A few memories of the opening of the School
I remember that in the first week of the life of Manor Court,(which was originally going to be called Court Manor but had the name reversed at the last minute as the senior Maths master Norman Folland pointed out that Manor Court flowed better) we spent a lot of time manhandling desks, chairs and cupboards( Child Labour?) along the roads on flat trolleys from Court Lane to Manor Court. We then had to haul the furniture into the classrooms. In fact the whole school did not open in September 1960 as the week before the official opening date the building was vandalised (there is nothing new in his world is there?) and the hall and some of the classrooms were damaged. As far as I remember it was just the 'A' streams that moved in first as they were starting on their GCE courses and the other classes moved in some five weeks later. However whilst I was there the metalwork, woodwork and domestic science classrooms remained at Court Lane so it meant a wander from one building to another which was always fun. We also had our own playing fields so the dreaded bus journey to Farlington came to an end.
Where did the name come from? Again my source of information was the late Norman Folland and his explanation was this:- the powers that be wanted to include the name of the previous school in the title of the new school so that is where Court came from. Manor referred to the manor house which lay just off Lower Drayton Lane and so Court Manor or later Manor Court !!!


Pop News:


Reg Presley, lead singer with The Troggs, has suffered a stroke.His family said Reg, 68, was playing with his grandchildren on holiday in Spain when he had to be taken to hospital in Malaga. Brenda, his wife for 48 years, said: "It was very frightening. He had a serious stroke and was in hospital for a week.He is recuperating and is back in our house in Spain, but he won't be back in the UK for a while. "Reg is still very unsteady on his feet and he has double vision and his speech is still a bit slurred. We are taking one day at a time." Reg, whose biggest hits with The Troggs were Wild Thing and Love Is All Around, was still active with the band. A gig scheduled for a few weeks' time at Liskeard, Cornwall, has been cancelled.

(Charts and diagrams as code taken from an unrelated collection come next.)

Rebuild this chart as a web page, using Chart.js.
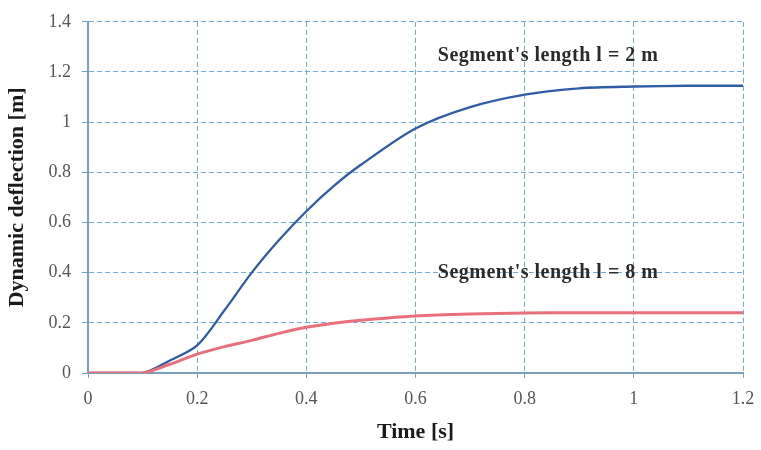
<!DOCTYPE html>
<html>
<head>
<meta charset="utf-8">
<script src="https://cdn.jsdelivr.net/npm/chart.js@4/dist/chart.umd.min.js"></script>
<style>
  html, body { margin: 0; padding: 0; background: #fff; }
  #wrap { width: 761px; height: 450px; }
</style>
</head>
<body>
<div id="wrap"><canvas id="chart" width="761" height="450"></canvas></div>
<script>
// values
let timeValues = [0, 0.1, 0.15, 0.2, 0.25, 0.3, 0.35, 0.4, 0.45, 0.5, 0.6, 0.7, 0.8, 0.9, 1.0, 1.1, 1.2]
let deflection2m = [0, 0, 0.05, 0.11, 0.25, 0.4, 0.53, 0.645, 0.745, 0.83, 0.975, 1.06, 1.11, 1.135, 1.142, 1.145, 1.145]
let deflection8m = [0, 0, 0.035, 0.075, 0.105, 0.13, 0.158, 0.182, 0.198, 0.21, 0.227, 0.235, 0.239, 0.24, 0.24, 0.24, 0.24]
let xTicks = [0, 0.2, 0.4, 0.6, 0.8, 1, 1.2]
let yTicks = [0, 0.2, 0.4, 0.6, 0.8, 1, 1.2, 1.4]

let notes = [
    {text: "Segment's length l = 2 m", x: 0.843, y: 1.265},
    {text: "Segment's length l = 8 m", x: 0.843, y: 0.40}
]

let serif = '"Liberation Serif", "Times New Roman", serif'

// draw the two labels inside the plot
let notePlugin = {
    id: 'notes',
    afterDatasetsDraw(chart) {
        let ctx = chart.ctx
        ctx.save()
        ctx.font = 'bold 20px ' + serif
        ctx.letterSpacing = '0.5px'
        ctx.fillStyle = '#2b2b2b'
        ctx.textAlign = 'center'
        ctx.textBaseline = 'middle'
        notes.forEach(function(n) {
            ctx.fillText(n.text, chart.scales.x.getPixelForValue(n.x), chart.scales.y.getPixelForValue(n.y))
        })
        ctx.restore()
    }
}

function toPoints(ys) {
    return timeValues.map((t, i) => ({x: t, y: ys[i]}))
}

let ctx = document.getElementById('chart').getContext('2d')
let deflectionChart = new Chart(ctx, {
    type: 'line',
    data: {
        datasets: [
            {
                label: 'l = 8 m',
                data: toPoints(deflection8m),
                borderColor: '#e8707c',
                borderWidth: 3,
                pointRadius: 0,
                tension: 0.3
            },
            {
                label: 'l = 2 m',
                data: toPoints(deflection2m),
                borderColor: '#2f5ca6',
                borderWidth: 2.3,
                pointRadius: 0,
                tension: 0.3
            }
        ]
    },
    options: {
        responsive: false,
        animation: false,
        layout: {padding: {top: 19, right: 0, bottom: 0, left: 0}},
        plugins: {
            legend: {display: false},
            tooltip: {enabled: false}
        },
        scales: {
            x: {
                type: 'linear',
                min: 0,
                max: 1.2,
                afterBuildTicks(axis) { axis.ticks = xTicks.map(v => ({value: v})) },
                afterFit(axis) {
                    axis.height = 77
                    axis.paddingRight = 18
                },
                grid: {
                    color: '#72acd8',
                    tickLength: 5,
                    tickColor: '#7a9fb8'
                },
                border: {display: true, color: '#7a9fb8', width: 2, dash: [5, 3]},
                ticks: {
                    color: '#555',
                    font: {family: serif, size: 18},
                    padding: 10,
                    maxRotation: 0,
                    callback: v => String(v)
                },
                title: {
                    display: true,
                    text: 'Time [s]',
                    color: '#1a1a1a',
                    font: {family: serif, size: 22, weight: 'bold'},
                    padding: {top: 4}
                }
            },
            y: {
                min: 0,
                max: 1.4,
                afterBuildTicks(axis) { axis.ticks = yTicks.map(v => ({value: v})) },
                afterFit(axis) { axis.width = 88 },
                grid: {
                    color: '#72acd8',
                    tickLength: 6,
                    tickColor: '#7a9fb8'
                },
                border: {display: true, color: '#7a9fb8', width: 2, dash: [5, 3]},
                ticks: {
                    color: '#555',
                    font: {family: serif, size: 18},
                    padding: 11,
                    callback: v => String(v)
                },
                title: {
                    display: true,
                    text: 'Dynamic deflection [m]',
                    color: '#1a1a1a',
                    font: {family: serif, size: 22, weight: 'bold'},
                    padding: {bottom: 1}
                }
            }
        }
    },
    plugins: [notePlugin]
})
</script>
</body>
</html>
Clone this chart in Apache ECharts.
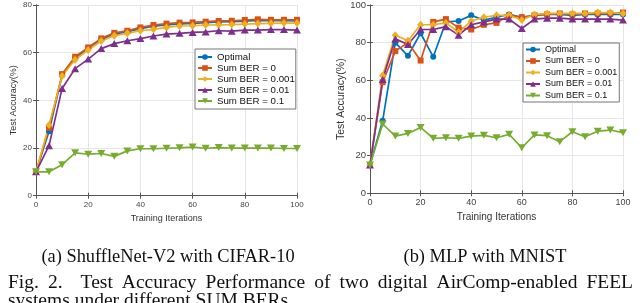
<!DOCTYPE html>
<html><head><meta charset="utf-8">
<script src="https://cdn.jsdelivr.net/npm/echarts@6/dist/echarts.min.js"></script>
<style>html,body{margin:0;padding:0;background:#fff}#c{width:640px;height:303px}</style>
</head><body><div id="c"></div>
<script>
// ---- data ----
const iters = [0, 5, 10, 15, 20, 25, 30, 35, 40, 45, 50, 55, 60, 65, 70, 75, 80, 85, 90, 95, 100];
const seriesNames = ['Optimal', 'Sum BER = 0', 'Sum BER = 0.001', 'Sum BER = 0.01', 'Sum BER = 0.1'];
const xTicks = [0, 20, 40, 60, 80, 100];
const leftYTicks = [0, 20, 40, 60, 80];
const rightYTicks = [0, 20, 40, 60, 80, 100];

// (a) ShuffleNet-V2 with CIFAR-10
const leftOptimal = [10, 27, 50.5, 57.8, 61.8, 65.5, 67.8, 68.8, 70.1, 71.1, 71.7, 72.1, 72.3, 72.6, 72.9, 73.0, 73.2, 73.5, 73.4, 73.4, 73.3];
const leftBER0    = [10, 28.5, 51, 58.3, 62.2, 66, 68.3, 69.2, 70.6, 71.6, 72.2, 72.6, 72.7, 73, 73.3, 73.4, 73.7, 74, 73.8, 73.8, 73.8];
const leftBER0001 = [10, 29.7, 50.2, 57, 61.1, 64.9, 67.1, 68.1, 69.2, 69.8, 70.6, 71.2, 71.3, 71.6, 71.7, 71.8, 72, 72.2, 72.3, 72.4, 72.4];
const leftBER001  = [10, 21, 45, 53.3, 57.3, 61.7, 63.8, 65, 65.9, 67, 67.8, 68.1, 68.5, 68.7, 69.2, 69, 69.5, 69.5, 69.7, 69.7, 69.5];
const leftBER01   = [10, 10, 13, 18, 17.4, 17.7, 16.5, 18.8, 19.7, 19.7, 19.9, 20.1, 20.4, 19.9, 20.2, 20, 20, 20, 20, 19.8, 19.8];

// (b) MLP with MNIST
const rightOptimal = [15, 38.5, 80, 73, 85, 72.5, 91, 91.5, 94.5, 92, 93.5, 95, 93.5, 94.5, 95, 95, 94.5, 95, 95, 95, 95];
const rightBER0    = [15, 59, 75.5, 80, 70.5, 91, 92.5, 88, 87, 89.5, 90.5, 94.5, 93.5, 94.5, 95, 95.5, 95, 95.5, 95.5, 95.5, 96];
const rightBER0001 = [15, 62.5, 84, 81, 89.5, 89.5, 90.5, 85.5, 91.5, 93.5, 94.5, 94.5, 92, 95, 95.5, 95.5, 95.5, 95.5, 96, 96, 95.5];
const rightBER001  = [15, 60.5, 82, 79, 87, 87, 88.5, 84, 89.5, 91, 92.5, 92.5, 87.5, 92.5, 93, 93, 92.5, 92.5, 92.5, 92.5, 92];
const rightBER01   = [15, 36.8, 30.4, 31.8, 35, 29.2, 29.5, 29.2, 30.4, 30.8, 29.5, 31.3, 24.2, 31, 30.6, 27.4, 32.7, 30, 33, 33.6, 32.2];

const captionA = '(a) ShuffleNet-V2 with CIFAR-10';
const captionB = '(b) MLP with MNIST';
const figLine1 = ['Fig.', '2.', 'Test', 'Accuracy', 'Performance', 'of', 'two', 'digital', 'AirComp-enabled', 'FEEL'];
const figLine2 = 'systems under different SUM BERs.';

const colors = ['#0072BD', '#D95319', '#EDB120', '#7E2F8E', '#77AC30'];
const symbols = ['circle', 'rect', 'diamond', 'triangle', 'path://M0,0L10,0L5,9Z'];
const symSizes = [6, 6, [7, 8], [8, 7], [8, 7]];

const leftData = [leftOptimal, leftBER0, leftBER0001, leftBER001, leftBER01];
const rightData = [rightOptimal, rightBER0, rightBER0001, rightBER001, rightBER01];

const FONT = '"Liberation Sans", Arial, sans-serif';
const SERIF = '"Liberation Serif", serif';

function mkSeries(arr, gi) {
  return arr.map((vals, k) => ({
    name: seriesNames[k],
    type: 'line',
    xAxisIndex: gi * 2,
    yAxisIndex: gi * 2,
    data: vals.map((v, i) => [iters[i], v]),
    symbol: symbols[k],
    symbolSize: symSizes[k],
    showSymbol: true,
    animation: false,
    lineStyle: { color: colors[k], width: 1.7 },
    itemStyle: { color: colors[k] },
    emphasis: { disabled: true }
  }));
}

function xAxes(gi, fs, nameFs, nameGap) {
  const axisColor = '#555';
  return [{
    gridIndex: gi, type: 'value', min: 0, max: 100, interval: 20, position: 'bottom',
    axisLine: { show: true, lineStyle: { color: axisColor, width: 1 } },
    axisTick: { show: true, inside: true, length: 3, lineStyle: { color: axisColor } },
    axisLabel: { fontSize: fs, color: '#444', margin: 5, fontFamily: FONT,
      formatter: v => xTicks.includes(v) ? String(v) : '' },
    splitLine: { show: true, lineStyle: { color: '#e6e6e6', width: 1 } },
    name: 'Training Iterations', nameLocation: 'middle', nameGap: nameGap,
    nameTextStyle: { fontSize: nameFs, color: '#333', fontFamily: FONT }
  }, {
    gridIndex: gi, type: 'value', min: 0, max: 100, interval: 20, position: 'top',
    axisLine: { show: true, lineStyle: { color: axisColor, width: 1 } },
    axisTick: { show: true, inside: true, length: 3, lineStyle: { color: axisColor } },
    axisLabel: { show: false }, splitLine: { show: false }
  }];
}

function yAxes(gi, max, ticks, fs, nameFs, nameGap) {
  const axisColor = '#555';
  return [{
    gridIndex: gi, type: 'value', min: 0, max: max, interval: 20, position: 'left',
    axisLine: { show: true, lineStyle: { color: axisColor, width: 1 } },
    axisTick: { show: true, inside: true, length: 3, lineStyle: { color: axisColor } },
    axisLabel: { fontSize: fs, color: '#444', margin: 4, fontFamily: FONT,
      formatter: v => ticks.includes(v) ? String(v) : '' },
    splitLine: { show: true, lineStyle: { color: '#e6e6e6', width: 1 } },
    name: 'Test Accuracy(%)', nameLocation: 'middle', nameGap: nameGap,
    nameTextStyle: { fontSize: nameFs, color: '#333', fontFamily: FONT }
  }, {
    gridIndex: gi, type: 'value', min: 0, max: max, interval: 20, position: 'right',
    axisLine: { show: true, lineStyle: { color: axisColor, width: 1 } },
    axisTick: { show: true, inside: true, length: 3, lineStyle: { color: axisColor } },
    axisLabel: { show: false }, splitLine: { show: false }
  }];
}

function mkLegend(left, top, fs, gap, pad, iw) {
  return {
    orient: 'vertical', left: left, top: top, selectedMode: false,
    data: seriesNames,
    itemWidth: iw, itemHeight: 7, itemGap: gap, padding: pad,
    backgroundColor: '#fff', borderColor: '#777', borderWidth: 1, borderRadius: 0,
    textStyle: { fontSize: fs, color: '#111', fontFamily: FONT }
  };
}

// justified caption line (word positions computed from measured widths)
function justified(words, x0, x1, y, fs) {
  const ctx = document.createElement('canvas').getContext('2d');
  ctx.font = fs + 'px ' + SERIF;
  const widths = words.map(w => ctx.measureText(w).width);
  const gapUnits = words.map((w, i) => i === 0 ? 0 : (i === 2 ? 2 : 1));
  const totalUnits = gapUnits.reduce((a, b) => a + b, 0);
  const gapW = (x1 - x0 - widths.reduce((a, b) => a + b, 0)) / totalUnits;
  let x = x0;
  return words.map((w, i) => {
    x += gapUnits[i] * gapW;
    const el = { type: 'text', x: x, y: y, style: { text: w, fontSize: fs, fontFamily: SERIF, fill: '#111', align: 'left', verticalAlign: 'middle' } };
    x += widths[i];
    return el;
  });
}

const chart = echarts.init(document.getElementById('c'), null, { renderer: 'canvas' });
chart.setOption({
  animation: false,
  backgroundColor: '#fff',
  grid: [
    { left: 36, top: 5, width: 261, height: 190.7, containLabel: false },
    { left: 370, top: 5, width: 253, height: 188.3, containLabel: false }
  ],
  xAxis: [...xAxes(0, 8, 9, 17), ...xAxes(1, 9, 10, 17)],
  yAxis: [...yAxes(0, 80, leftYTicks, 8, 9, 18), ...yAxes(1, 100, rightYTicks, 9.5, 10.5, 22)],
  legend: [mkLegend(195, 49, 9.7, 1, [3, 1, 3, 2], 14), mkLegend(523, 43, 9, 2.5, [2, 2, 2, 2], 14)],
  series: [...mkSeries(leftData, 0), ...mkSeries(rightData, 1)],
  graphic: [
    { type: 'text', x: 168, y: 257, style: { text: captionA, fontSize: 18.4, fontFamily: SERIF, fill: '#111', align: 'center', verticalAlign: 'middle' } },
    { type: 'text', x: 485, y: 257, style: { text: captionB, fontSize: 18.4, fontFamily: SERIF, fill: '#111', align: 'center', verticalAlign: 'middle' } },
    ...justified(figLine1, 8, 633, 283, 19.5),
    { type: 'text', x: 8, y: 301, style: { text: figLine2, fontSize: 19.5, fontFamily: SERIF, fill: '#111', align: 'left', verticalAlign: 'middle' } }
  ]
});
</script></body></html>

On this day 18th September 1960-1965.

On 18/09/1960 the number one single was Apache - The Shadows and the number one album was Down Drury Lane to Memory Lane - A Hundred and One Strings. The top rated TV show was No Hiding Place (AR) and the box office smash was Psycho. A pound of today's money was worth £13.68 and Tottenham Hotspur were on the way to becoming the Season's Division 1 champions.

On 18/09/1961 the number one single was Johnny Remember Me - John Leyton and the number one album was Ipswich Town. The top rated TV show was "Coronation Street (Granada) and the box office smash was One Hundred and One Dalmations. A pound of today's money was worth £13.25 UN Sec General killed in plane crash. The big news story of the day was Take Your Pick (AR)".

On 18/09/1962 the number one single was She's Not You - Elvis Presley and the number one album was West Side Story Soundtrack. The top rated TV show was Coronation Street (Granada) and the box office smash was Lawrence of Arabia. A pound of today's money was worth £12.89 and Everton were on the way to becoming the Season's Division 1 champions.

On 18/09/1963 the number one single was She Loves You - The Beatles and the number one album was Please Please Me - The Beatles. The top rated TV show was Coronation Street (Granada) and the box office smash was The Great Escape. A pound of today's money was worth £12.64 and Liverpool were on the way to becoming the Season's Division 1 champions.

On 18/09/1964 the number one single was You Really Got Me - Kinks and the number one album was A Hard Day's Night - Beatles. The top rated TV show was Coronation Street (Granada) and the box office smash was Dr Strangelove. A pound of today's money was worth £12.24 and Manchester United were on the way to becoming the Season's Division 1 champions.

On 18/09/1965 the number one single was (I Can't Get No) Satisfaction - Rolling Stones and the number one album was Help - The Beatles. The top rated TV show was Coronation Street (Granada) and the box office smash was The Sound of Music. A pound of today's money was worth £11.69 and Liverpool were on the way to becoming the Season's Division 1 champions.